There’s another long pause from Mia. This isn’t like her. I can almost feel her weighing and measuring words. “There’s another possibility.”

“They’re not my mom’s kids.” I’d bet anything on it.

She shakes her head. “This guy says he’s a sperm donor baby.” She lets the words hang there and watches me.

“And?” I’m not following, but I’m trying to.

“What if you . . .” Her eyes encourage me to fill in the blank.

“What if . . . I’m a sperm donor baby?” I wrinkle my nose at her. No. “She had a European quickie with some guy she met at a museum in Berlin. If this is my brother, wouldn’t he be in Germany? What’s he doing in an ASU shirt?”

“Think about it. It’s possible.” The gentle way she says it tells me how much she thinks this is the truth. There’s a slight cajoling mixed with sadness in her tone, inviting me to believe this bizarre new theory.

“It doesn’t make sense. Why would my mom make up a story about a fling? And honestly, we’re not even sure this guy is my half-brother.” But I look at the picture again, and it’s hard to hold on to that rationalization.

“Brothers can be cool,” she says. “Maybe he’s like Gabe.”

She says it like it’s a good thing, but it’s hard to think of Gabe that way. He’s eighteen, a college freshman in Boulder. Far away, finally. He’s her favorite brother, but he’s my least favorite person. In the world. Ever.

I run away from the subject of Gabe just like I avoid Gabe himself any time he’s around. “This pink head could be an aunt.” I say it because I’m scared to hope for a sister too. I click open the pink avatar, but her profile isn’t public. I’ll have to request contact to find out more, but we share 1800 centimorgans. The third avatar, another blue one, doesn’t give me any info either, just the same “grandparent/uncle/half-sibling” tip.

The front doorknob rattles. I panic, shoving my phone under my leg a half-second before Mom sweeps in and comes to an abrupt stop to blink at Mia as if she’s not at our house all the time. Mom always does this.

“Hi, girls.” She sets her purse on the small table by the door, slides off her high heels, and settles them in their place beneath it. “What are you up to?”

“Nothing,” we say together, immediately sounding like we’re Up To Something.

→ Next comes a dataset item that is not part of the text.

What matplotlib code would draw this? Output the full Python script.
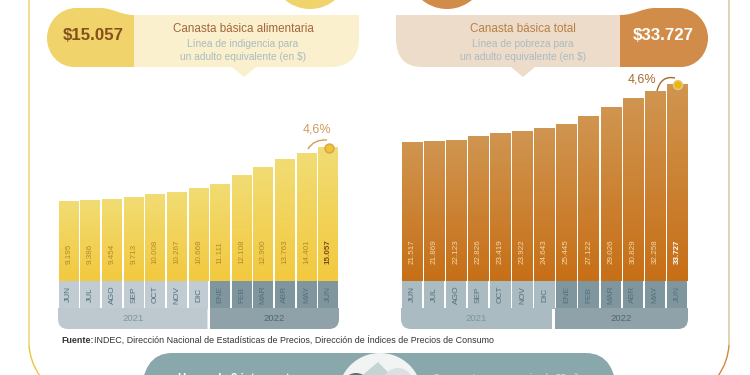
import numpy as np
import matplotlib
matplotlib.use("Agg")
import matplotlib.pyplot as plt
from matplotlib.colors import LinearSegmentedColormap
from matplotlib.patches import Circle, Ellipse, PathPatch, Polygon, Rectangle
from matplotlib.path import Path

months = ["JUN", "JUL", "AGO", "SEP", "OCT", "NOV", "DIC", "ENE", "FEB", "MAR", "ABR", "MAY", "JUN"]
cba = [9195, 9386, 9454, 9713, 10008, 10267, 10668, 11111, 12108, 12900, 13763, 14401, 15057]
cbt = [21517, 21869, 22123, 22826, 23419, 23922, 24643, 25445, 27122, 29026, 30829, 32258, 33727]
years = ["2021", "2022"]

plt.rcParams["font.family"] = ["Liberation Sans", "DejaVu Sans"]

fig = plt.figure(figsize=(7.5, 3.75), dpi=100)
# overlay in picture pixels, sits above the bar axes
bg = fig.add_axes([0, 0, 1, 1], zorder=5)
bg.set_xlim(0, 750)
bg.set_ylim(375, 0)
bg.axis("off")

M, L, C, C4, Z = Path.MOVETO, Path.LINETO, Path.CURVE3, Path.CURVE4, Path.CLOSEPOLY


def shape(verts, codes, color, **kw):
    p = PathPatch(Path(verts, codes), facecolor=color, edgecolor="none", lw=0, **kw)
    bg.add_patch(p)
    return p


def curve(verts, color, lw=1.0):
    codes = [M] + [C] * (len(verts) - 1)
    bg.add_patch(PathPatch(Path(verts, codes), facecolor="none", edgecolor=color, lw=lw))


def fmt(v):
    return f"{v:,}".replace(",", ".")


def bars(x0, x1, sp0, sp1, vals, base, scale, top_col, low_col, txt_col, last_col, cell_l, cell_d, strip_l, strip_d):
    ax = fig.add_axes([x0 / 750, (375 - 281) / 375, (x1 - x0) / 750, 281 / 375], zorder=2)
    ax.axis("off")
    cmap = LinearSegmentedColormap.from_list("b", [low_col, top_col])
    grad = np.linspace(0, 1, 64).reshape(-1, 1)
    for i, v in enumerate(vals):
        ax.imshow(grad, extent=[i - 0.46, i + 0.46, base, v], origin="lower", aspect="auto", cmap=cmap, zorder=2)
        ax.text(i, base + 17 * scale, fmt(v), rotation=90, ha="center", va="bottom", fontsize=5.8,
                color=last_col if i == 12 else txt_col, fontweight="bold" if i == 12 else "normal", zorder=3)
    ax.set_xlim(-0.5, 12.5)
    ax.set_ylim(base, base + 281 * scale)
    w = (x1 - x0) / 13
    for i, m in enumerate(months):
        cx = x0 + (i + 0.5) * w
        bg.add_patch(Rectangle((cx - w * 0.46, 281), w * 0.92, 28, color=cell_l if i < 7 else cell_d, lw=0))
        bg.text(cx, 294.5, m, rotation=90, ha="center", va="center", fontsize=6, color="#55707c")
    # year strips, only the outer bottom corners are round
    r = 10
    shape([(x0, 308), (sp0, 308), (sp0, 329), (x0 + r, 329), (x0, 329), (x0, 329 - r), (x0, 308)],
          [M, L, L, L, C, C, Z], strip_l)
    shape([(sp1, 308), (x1, 308), (x1, 329 - r), (x1, 329), (x1 - r, 329), (sp1, 329), (sp1, 308)],
          [M, L, L, C, C, L, Z], strip_d)
    bg.text((x0 + sp0) / 2, 318.5, years[0], ha="center", va="center", fontsize=6.8, color="#7f959e")
    bg.text((sp1 + x1) / 2, 318.5, years[1], ha="center", va="center", fontsize=6.8, color="#4f6670")


bars(58, 339, 207.5, 210, cba, 620, 108.5, "#f1dc73", "#f3c93f", "#b08a2c", "#7b4a17",
     "#c0ccd2", "#7f969f", "#bdc9ce", "#8fa2aa")
bars(401, 688, 552, 555, cbt, -7555, 210.6, "#d09550", "#c76f17", "#f2d9a8", "#ffffff",
     "#aabbc1", "#7f969f", "#aabbc1", "#8fa2aa")

# page frame
curve([(29, 0), (29, 200), (29, 345)], "#edcf63")
curve([(29, 345), (30, 362), (40, 376)], "#edc53a")
curve([(729, 0), (729, 200), (729, 345)], "#d9c09c")
curve([(729, 345), (728, 362), (718, 376)], "#cf8a3e")

# header left
shape([(134, 15), (359, 15), (359, 40), (358, 67), (330, 67), (134, 67), (134, 15)], [M, L, L, C, C, L, Z], "#faf0cd")
bg.add_patch(Polygon([[232, 67], [244, 77], [256, 67]], color="#faf0cd", lw=0))
shape([(134, 15), (134, 67), (74, 67), (59, 67), (47, 54), (47, 38), (47, 22), (60, 8), (76, 8), (100, 8),
       (113, 8), (120, 15), (134, 15), (134, 15)],
      [M, L, L, C4, C4, C4, C4, C4, C4, L, C4, C4, C4, Z], "#f0d36a")
bg.add_patch(Circle((310, -30), 39, color="#f0d36a", lw=0))
bg.text(93, 35, "$15.057", ha="center", va="center", fontsize=12.2, fontweight="bold", color="#84501c")
bg.text(243, 28.5, "Canasta básica alimentaria", ha="center", va="center", fontsize=8.4, color="#a2673a")
bg.text(243, 44, "Línea de indigencia para", ha="center", va="center", fontsize=7.3, color="#a9bcc0")
bg.text(243, 56.5, "un adulto equivalente (en $)", ha="center", va="center", fontsize=7.3, color="#a9bcc0")

# header right
shape([(620, 15), (620, 67), (422, 67), (397, 67), (396, 40), (396, 15), (620, 15)], [M, L, L, C, C, L, Z], "#eedccb")
bg.add_patch(Polygon([[511, 67], [523, 77], [535, 67]], color="#eedccb", lw=0))
shape([(620, 15), (620, 67), (681, 67), (696, 67), (708, 54), (708, 38), (708, 22), (695, 8), (679, 8), (655, 8),
       (642, 8), (635, 15), (620, 15), (620, 15)],
      [M, L, L, C4, C4, C4, C4, C4, C4, L, C4, C4, C4, Z], "#d08c48")
bg.add_patch(Circle((447, -30), 39, color="#d08c48", lw=0))
bg.text(663, 35, "$33.727", ha="center", va="center", fontsize=12.2, fontweight="bold", color="white")
bg.text(523, 28.5, "Canasta básica total", ha="center", va="center", fontsize=8.4, color="#b87f45")
bg.text(523, 44, "Línea de pobreza para", ha="center", va="center", fontsize=7.3, color="#a9bcc0")
bg.text(523, 56.5, "un adulto equivalente (en $)", ha="center", va="center", fontsize=7.3, color="#a9bcc0")

# 4,6% marks
bg.text(317, 129, "4,6%", ha="center", va="center", fontsize=9, color="#d29a5c")
curve([(308, 149), (314, 139), (327, 140)], "#d29a5c")
bg.add_patch(Circle((329.5, 148.5), 4.5, facecolor="#ecc533", edgecolor="#d9a24e", lw=1))
bg.text(642, 80, "4,6%", ha="center", va="center", fontsize=9, color="#a9692c")
curve([(657, 91), (661, 75), (675, 78)], "#a9692c")
bg.add_patch(Circle((678, 85), 4.5, facecolor="#eab70f", edgecolor="#e7c98f", lw=1))

# source line
bg.text(61, 343, "Fuente:", ha="left", va="baseline", fontsize=6.4, fontweight="bold", color="#333333")
bg.text(94, 342.5, "INDEC, Dirección Nacional de Estadísticas de Precios, Dirección de Índices de Precios de Consumo",
        ha="left", va="baseline", fontsize=6.4, color="#333333")

# bottom panel, cut by the page edge
shape([(141, 400), (141, 353), (172, 353), (586, 353), (617, 353), (617, 400), (141, 400)], [M, C, C, L, C, C, Z], "#89a8ab")
disc = Circle((380, 395), 42, facecolor="#f2f4f4", edgecolor="none", lw=0)
bg.add_patch(disc)
for part in [Polygon([[345, 390], [378, 362], [410, 395]], color="#c2d4d4", lw=0),
             Ellipse((398, 388), 34, 40, color="#dcdfe3", lw=0),
             Ellipse((356, 394), 34, 42, color="#5f6f78", lw=0)]:
    bg.add_patch(part)
    part.set_clip_path(disc)
bg.text(240, 379, "Hogar de 2 integrantes", ha="center", va="center", fontsize=8.3, fontweight="bold", color="white")
bg.text(511, 377, "Compuesto por una mujer de 35 años", ha="center", va="center", fontsize=6.7, color="#d6e2e3")

fig.savefig("out.png", dpi=100)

Mom is forty-two and keeps herself looking young with yoga and regular facials, but in person I can see the emerging lines and stray silver hairs that are airbrushed out of her real estate ads on bus benches and open house signs around Adobe.

“Hi, Maggie,” Mia says. “Sell any houses today?” She’s trying to distract her. I didn’t tell Mom I took the DNA test, and I need time to think before I confront her with any of this.

“Not today, but I have a deal closing this week. Come help in the kitchen and download your day for me.”

“Getting ready for Friday family dinner?” Mia asks. That’s what Mom calls our weekly meal at Robert’s house with his adult children, but there’s nothing “family” about it.

“I’m making eggplant parmesan,” Mom says. “Would you like to come?”

“No, thanks.” Mia climbs from the sofa. “Daniel’s driving from Denver. He’s bringing his girlfriend to meet us.” Daniel is Mia’s middle brother. “Text me after dinner, Kendall.” She waves and lets herself out.

And now, somehow I’m supposed to shoot the breeze with Mom as she tortures an eggplant while I wonder if she’s been lying to me my entire life.